En somme, la Formule 1 devient le plus spectaculaire des bancs d’essai pour la stratégie de mobilité d’Abou Dhabi, bien au-delà du seul week-end de course.
Pour les investisseurs comme pour les acheteurs occupants, ce tournant technologique n’est pas qu’une curiosité. Il donne des indices très concrets sur les zones qui pourraient prendre une longueur d’avance en matière de valeur immobilière.
Les quartiers qui bénéficient en premier de ces nouvelles infrastructures de mobilité intelligente – à commencer par Yas Island et ses environs – gagnent un atout majeur: un sentiment de proximité renforcé. Quand un secteur devient « à dix minutes de tout » grâce à des liaisons optimisées, il grimpe naturellement dans la liste des choix résidentiels.
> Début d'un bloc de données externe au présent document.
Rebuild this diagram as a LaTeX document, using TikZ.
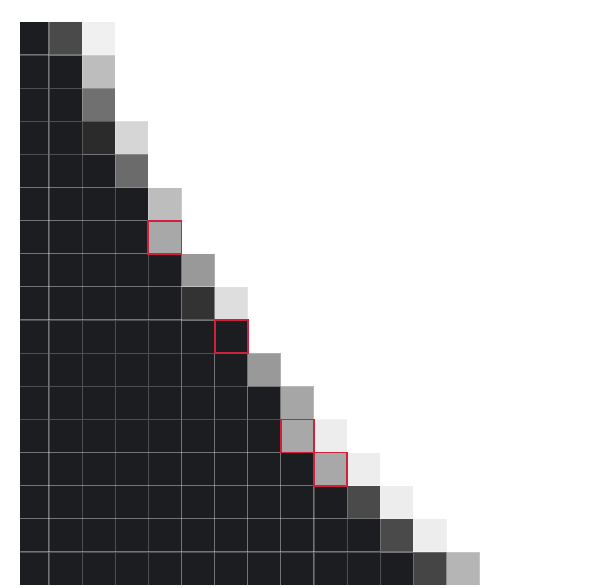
\documentclass[tikz,border=0pt]{standalone}
\definecolor{ink}{HTML}{1C1D21}
\definecolor{alertred}{HTML}{D0213C}

\begin{document}
\begin{tikzpicture}[x=1pt,y=-1pt]
  \useasboundingbox (0,0) rectangle (616,587);
  \begin{scope}[shift={(15.87,21.87)},x=33.13pt,y=-33.13pt]
   \clip (0.125,0) rectangle (16,17);
   % solid run of each row
   \foreach \r/\n in {0/1,1/2,2/2,3/2,4/3,5/4,6/4,7/5,8/5,9/7,10/7,11/8,12/8,13/9,14/10,15/11,16/12}{
     \foreach \c in {1,...,\n}{\filldraw[fill=ink,draw=white,draw opacity=0.22,line width=1.1pt] (\c-1,\r) rectangle (\c,\r+1);}}
   % anti-aliased edge
   \foreach \r/\c/\g in {0/1/71,0/2/6,1/2/26,2/2/56,3/2/83,3/3/16,4/3/58,5/4/26,6/4/34,7/5/40,8/5/80,8/6/13,10/7/40,11/8/35,12/8/34,12/9/7,13/9/34,13/10/7,14/10/71,14/11/7,15/11/71,15/12/7,16/12/73,16/13/29}{
     \filldraw[fill=black!\g,draw=white,draw opacity=0.22,line width=1.1pt] (\c,\r) rectangle (\c+1,\r+1);}
   % marked pixels
   \foreach \r/\c in {6/4,9/6,12/8,13/9}{\draw[alertred,line width=1.8pt] (\c,\r) rectangle (\c+1,\r+1);}
  \end{scope}
\end{tikzpicture}
\end{document}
Deux dynamiques sont particulièrement intéressantes:
Observer le Grand Prix 2025, c’est donc aussi lire entre les lignes la carte des futurs pôles immobiliers d’Abou Dhabi. Suivre les câbles de données, les navettes autonomes et les couloirs de taxis, c’est souvent suivre la trace des investissements publics les plus structurants.
Et sous les drones qui veillent sur Yas Island, ce n’est pas seulement l’avenir des grands événements qui se dessine, mais aussi celui des quartiers où résidents, locataires et investisseurs chercheront demain sécurité, accessibilité – et valeur durable.